Written instruction
Quote the listing below word for word, stopping after the line that contains "Care Plan Worksheet</text>".

Data section
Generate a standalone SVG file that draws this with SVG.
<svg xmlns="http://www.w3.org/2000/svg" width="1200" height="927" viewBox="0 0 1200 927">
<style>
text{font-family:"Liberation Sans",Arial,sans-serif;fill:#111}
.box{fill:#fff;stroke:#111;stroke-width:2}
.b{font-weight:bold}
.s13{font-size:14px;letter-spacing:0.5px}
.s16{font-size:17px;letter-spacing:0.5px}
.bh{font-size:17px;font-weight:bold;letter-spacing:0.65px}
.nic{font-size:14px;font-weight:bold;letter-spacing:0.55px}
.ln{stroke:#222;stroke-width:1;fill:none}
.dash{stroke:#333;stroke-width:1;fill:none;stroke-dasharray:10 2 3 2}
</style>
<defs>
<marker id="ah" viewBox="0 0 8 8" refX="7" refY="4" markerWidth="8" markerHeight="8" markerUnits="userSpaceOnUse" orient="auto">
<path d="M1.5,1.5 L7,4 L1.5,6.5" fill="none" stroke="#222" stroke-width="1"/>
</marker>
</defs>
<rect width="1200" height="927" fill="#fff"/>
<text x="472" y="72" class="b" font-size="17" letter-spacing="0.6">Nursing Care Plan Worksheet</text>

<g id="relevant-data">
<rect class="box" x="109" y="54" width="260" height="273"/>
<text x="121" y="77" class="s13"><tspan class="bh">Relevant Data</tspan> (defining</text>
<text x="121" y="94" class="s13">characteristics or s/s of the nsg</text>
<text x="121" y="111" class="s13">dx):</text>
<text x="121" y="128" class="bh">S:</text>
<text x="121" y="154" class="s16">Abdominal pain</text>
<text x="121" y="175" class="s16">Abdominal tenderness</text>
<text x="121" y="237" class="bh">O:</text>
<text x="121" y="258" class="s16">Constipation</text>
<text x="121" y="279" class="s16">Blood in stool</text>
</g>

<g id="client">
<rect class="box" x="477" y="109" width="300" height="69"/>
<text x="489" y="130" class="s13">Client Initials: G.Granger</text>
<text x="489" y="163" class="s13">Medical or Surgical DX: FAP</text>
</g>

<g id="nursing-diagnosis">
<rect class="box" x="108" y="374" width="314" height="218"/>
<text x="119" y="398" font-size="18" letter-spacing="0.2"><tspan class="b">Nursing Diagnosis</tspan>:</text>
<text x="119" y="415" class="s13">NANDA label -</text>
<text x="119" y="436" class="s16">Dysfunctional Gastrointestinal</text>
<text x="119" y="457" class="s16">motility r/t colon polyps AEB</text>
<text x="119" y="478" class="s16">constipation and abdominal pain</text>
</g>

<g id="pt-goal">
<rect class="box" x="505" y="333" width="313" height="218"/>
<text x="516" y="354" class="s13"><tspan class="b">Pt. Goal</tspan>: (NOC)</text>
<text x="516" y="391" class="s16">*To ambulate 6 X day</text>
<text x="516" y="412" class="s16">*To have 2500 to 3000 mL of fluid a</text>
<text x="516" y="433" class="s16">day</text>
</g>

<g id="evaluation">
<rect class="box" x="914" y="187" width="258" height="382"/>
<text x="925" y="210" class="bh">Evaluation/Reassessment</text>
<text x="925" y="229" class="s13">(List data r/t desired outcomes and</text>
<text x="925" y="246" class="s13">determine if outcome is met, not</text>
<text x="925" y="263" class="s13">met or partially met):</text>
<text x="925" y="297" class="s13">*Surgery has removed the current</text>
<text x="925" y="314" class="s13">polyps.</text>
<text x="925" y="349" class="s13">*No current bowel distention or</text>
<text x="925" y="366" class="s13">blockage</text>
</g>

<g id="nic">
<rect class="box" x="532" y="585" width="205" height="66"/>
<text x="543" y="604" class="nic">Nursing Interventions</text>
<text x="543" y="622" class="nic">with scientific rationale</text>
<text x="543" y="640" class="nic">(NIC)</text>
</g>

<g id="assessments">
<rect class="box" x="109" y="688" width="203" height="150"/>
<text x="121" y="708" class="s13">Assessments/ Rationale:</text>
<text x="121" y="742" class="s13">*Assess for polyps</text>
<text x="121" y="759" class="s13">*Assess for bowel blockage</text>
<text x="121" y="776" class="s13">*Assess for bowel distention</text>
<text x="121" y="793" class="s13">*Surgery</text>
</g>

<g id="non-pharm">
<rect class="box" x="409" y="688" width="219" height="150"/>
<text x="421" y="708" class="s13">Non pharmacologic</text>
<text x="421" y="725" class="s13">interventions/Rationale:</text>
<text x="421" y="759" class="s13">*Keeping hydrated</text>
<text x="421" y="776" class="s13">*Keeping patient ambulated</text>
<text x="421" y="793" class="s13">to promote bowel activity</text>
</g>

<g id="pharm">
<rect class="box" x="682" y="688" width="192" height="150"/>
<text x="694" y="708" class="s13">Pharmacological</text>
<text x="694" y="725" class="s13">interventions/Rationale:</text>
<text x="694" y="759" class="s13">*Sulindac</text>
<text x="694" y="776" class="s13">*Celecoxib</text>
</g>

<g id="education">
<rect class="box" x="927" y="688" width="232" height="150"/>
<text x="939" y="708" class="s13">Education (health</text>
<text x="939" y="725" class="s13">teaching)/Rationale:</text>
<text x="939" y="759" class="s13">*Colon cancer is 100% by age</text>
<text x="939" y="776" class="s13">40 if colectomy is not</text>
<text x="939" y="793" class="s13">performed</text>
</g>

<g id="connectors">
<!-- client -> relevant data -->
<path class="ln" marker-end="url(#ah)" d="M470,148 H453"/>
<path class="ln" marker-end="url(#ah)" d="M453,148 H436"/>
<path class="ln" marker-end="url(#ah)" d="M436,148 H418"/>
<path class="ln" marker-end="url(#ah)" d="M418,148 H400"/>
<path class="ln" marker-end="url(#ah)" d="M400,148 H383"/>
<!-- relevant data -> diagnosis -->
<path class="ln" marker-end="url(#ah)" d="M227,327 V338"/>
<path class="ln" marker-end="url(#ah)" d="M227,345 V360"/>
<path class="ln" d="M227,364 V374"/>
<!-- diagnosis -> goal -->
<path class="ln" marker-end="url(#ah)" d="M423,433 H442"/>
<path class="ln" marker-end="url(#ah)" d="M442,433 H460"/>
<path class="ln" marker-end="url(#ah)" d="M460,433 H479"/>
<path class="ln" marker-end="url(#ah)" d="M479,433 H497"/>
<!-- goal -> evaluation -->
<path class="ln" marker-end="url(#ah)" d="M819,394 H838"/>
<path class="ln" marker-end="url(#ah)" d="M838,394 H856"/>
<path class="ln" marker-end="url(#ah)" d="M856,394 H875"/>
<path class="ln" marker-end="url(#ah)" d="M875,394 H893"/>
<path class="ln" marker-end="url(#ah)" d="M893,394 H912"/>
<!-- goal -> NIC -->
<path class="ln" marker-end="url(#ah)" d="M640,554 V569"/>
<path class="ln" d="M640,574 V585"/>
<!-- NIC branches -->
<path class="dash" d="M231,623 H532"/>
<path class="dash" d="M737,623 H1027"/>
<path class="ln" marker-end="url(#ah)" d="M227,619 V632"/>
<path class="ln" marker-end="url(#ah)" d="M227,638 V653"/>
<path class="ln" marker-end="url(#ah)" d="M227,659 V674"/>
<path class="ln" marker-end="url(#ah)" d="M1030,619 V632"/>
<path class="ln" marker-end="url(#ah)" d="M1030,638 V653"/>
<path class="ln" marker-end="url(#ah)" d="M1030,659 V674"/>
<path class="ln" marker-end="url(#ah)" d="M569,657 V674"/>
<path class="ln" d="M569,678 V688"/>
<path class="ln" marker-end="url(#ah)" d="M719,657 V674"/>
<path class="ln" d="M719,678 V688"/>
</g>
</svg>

Solution
Generate a standalone SVG file that draws this with SVG.
<svg xmlns="http://www.w3.org/2000/svg" width="1200" height="927" viewBox="0 0 1200 927">
<style>
text{font-family:"Liberation Sans",Arial,sans-serif;fill:#111}
.box{fill:#fff;stroke:#111;stroke-width:2}
.b{font-weight:bold}
.s13{font-size:14px;letter-spacing:0.5px}
.s16{font-size:17px;letter-spacing:0.5px}
.bh{font-size:17px;font-weight:bold;letter-spacing:0.65px}
.nic{font-size:14px;font-weight:bold;letter-spacing:0.55px}
.ln{stroke:#222;stroke-width:1;fill:none}
.dash{stroke:#333;stroke-width:1;fill:none;stroke-dasharray:10 2 3 2}
</style>
<defs>
<marker id="ah" viewBox="0 0 8 8" refX="7" refY="4" markerWidth="8" markerHeight="8" markerUnits="userSpaceOnUse" orient="auto">
<path d="M1.5,1.5 L7,4 L1.5,6.5" fill="none" stroke="#222" stroke-width="1"/>
</marker>
</defs>
<rect width="1200" height="927" fill="#fff"/>
<text x="472" y="72" class="b" font-size="17" letter-spacing="0.6">Nursing Care Plan Worksheet</text>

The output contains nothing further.